The Bento Book: Beauty and Simplicity in Digital Organization
Author: Jesse Feiler
Bento is a database for people who need more than a spreadsheet, but less than a full-fledged complex database. It was designed with Mac users in mind, and integrates Mail, iCal and Address Book. This book deals with Bento version 1 and 2, so don’t worry if you use the former – everything is well explained.
About the author
Jesse Feiler is Software Director of Philmont Software Mill. He knows Macs and databases inside out. He’s the author of Special Edition Using FileMaker 9, Real World Apple Guide and many other books.
Inside the book
I have been using Bento for quite some time now, and I must say that I was curious about this book. I was wondering: “What can this book reveal?” I may not be an extremely heavy user, but I did and I do find that Bento is a rather simple program to use. Most of the things in it are so intuitive, that I never felt the need for something more than the occasional glance at the Help file.
Nobody can deny that this book is comprehensive.

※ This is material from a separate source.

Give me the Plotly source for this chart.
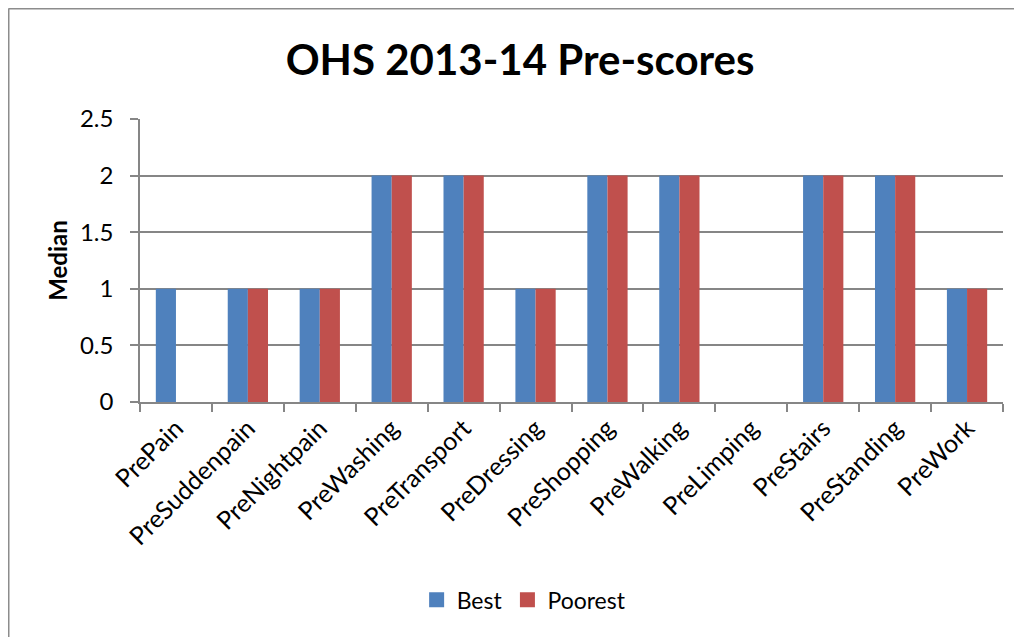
import plotly.graph_objects as go

categories = ["PrePain", "PreSuddenpain", "PreNightpain", "PreWashing", "PreTransport",
              "PreDressing", "PreShopping", "PreWalking", "PreLimping", "PreStairs",
              "PreStanding", "PreWork"]
best = [1, 1, 1, 2, 2, 1, 2, 2, 0, 2, 2, 1]
poorest = [0, 1, 1, 2, 2, 1, 2, 2, 0, 2, 2, 1]
y_ticks = [0, 0.5, 1, 1.5, 2, 2.5]
y_tick_labels = ["0", "0.5", "1", "1.5", "2", "2.5"]

FONT = "Lato, Calibri, Carlito, sans-serif"
BLUE, RED = "#4F81BD", "#C0504D"

W, H = 1014, 629
L, R, T, B = 132, 19, 111, 235
PW, PH = W - L - R, H - T - B

fig = go.Figure()
fig.add_trace(go.Bar(x=categories, y=best, name="Best", marker_color=BLUE,
                     marker_line_width=0, showlegend=False, legendgroup="b"))
fig.add_trace(go.Bar(x=categories, y=poorest, name="Poorest", marker_color=RED,
                     marker_line_width=0, showlegend=False, legendgroup="p"))
# legend entries with square swatches
fig.add_trace(go.Scatter(x=[None], y=[None], mode="markers", name="Best", legendgroup="b",
                         marker=dict(symbol="square", size=15, color=BLUE, line=dict(width=0))))
fig.add_trace(go.Scatter(x=[None], y=[None], mode="markers", name="Poorest", legendgroup="p",
                         marker=dict(symbol="square", size=15, color=RED, line=dict(width=0))))

fig.update_layout(
    width=W, height=H,
    margin=dict(l=L, r=R, t=T, b=B, autoexpand=False),
    paper_bgcolor="white", plot_bgcolor="white",
    barmode="group", bargap=0.44, bargroupgap=0,
    font=dict(family=FONT, size=24, color="black"),
    title=dict(text="<b>OHS 2013-14 Pre-scores</b>", font=dict(size=42, family=FONT, color="black"),
               xref="container", x=0.505, xanchor="center", yref="container", y=0.917, yanchor="middle"),
    legend=dict(orientation="h", xref="container", x=0.509, xanchor="center",
                yref="container", y=0.059, yanchor="middle", font=dict(size=23, family=FONT),
                itemwidth=30, tracegroupgap=0, itemsizing="trace"),
    showlegend=True,
)
fig.update_xaxes(
    showline=True, linecolor="#868686", linewidth=1.5,
    ticks="outside", ticklen=8, tickcolor="#868686", tickwidth=1.5,
    tickson="boundaries", tickangle=-45, tickfont=dict(size=25, family=FONT),
    showgrid=False, automargin=False,
)
fig.update_yaxes(
    range=[0, 2.5], tickvals=y_ticks, ticktext=y_tick_labels,
    showline=True, linecolor="#868686", linewidth=1.5,
    ticks="outside", ticklen=8, tickcolor="#868686", tickwidth=1.5,
    showgrid=True, gridcolor="#868686", gridwidth=1.5,
    tickfont=dict(size=24, family=FONT), ticklabelstandoff=12,
    title=dict(text="<b>Median</b>", font=dict(size=24, family=FONT), standoff=6),
    zeroline=False, automargin=False,
)
# chart outer border (Excel chart area): top and left edges
top_y = (T + PH - 0.5) / PH
left_x = (0.5 - L) / PW
fig.add_shape(type="line", xref="x domain", yref="y domain",
              x0=left_x, x1=(W - L) / PW, y0=top_y, y1=top_y,
              line=dict(color="#8C8C8C", width=2))
fig.add_shape(type="line", xref="x domain", yref="y domain",
              x0=left_x, x1=left_x, y0=top_y, y1=-B / PH,
              line=dict(color="#8C8C8C", width=2))

fig.write_html("out.html")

It deals with Bento basics (terminology, usage, customization, template creating), then teaches you how to organize your data (importing various file formats and from various applications). Using one of the built-in libraries, it shows you how to create and format different types of fields, including calculations. Through another you learn about relationships and collections.
There are a few chapters that explain how to integrate the previously mentioned Mac applications into Bento, but chapter 13 was by far the most interesting one for me – Organizing a Group Project. Because Bento is a single user database, you might think it cannot replace a networked database for multiple users when it comes to project management. This chapter shows you how it can be done (and explains a few crucial points of database theory in the process).
Another eye-opening chapter is the last, named Bento Quickies. It points out some interesting ideas for everyday (work and non related) use, ideas that maybe you haven’t thought about – such as: a software inventory, a clipping database, a recipes book, etc.
All this being said, the negative point of this book is that the author doesn’t succeed in rendering the subject interesting. I don’t doubt his knowledge, but his style is dry and the book reads like a product declaration. There are probably people out there who prefer this kind of writing, but I doubt they are in the majority.
I like using Bento, and I’m glad that I started using it before I read this book. I did find some helpful advice in it, but after all is said and done, I would recommend this book only to people like myself: not experts, but definitely advanced users.
For first-time users I would recommend first some solo tinkering with Bento, then reading chapters 4 and 15 (building a library from your own data and importing and exporting data and libraries), maybe a glance at the basics to see what you missed, and finally, when you start to hunger for more complex things – search the book for things you need.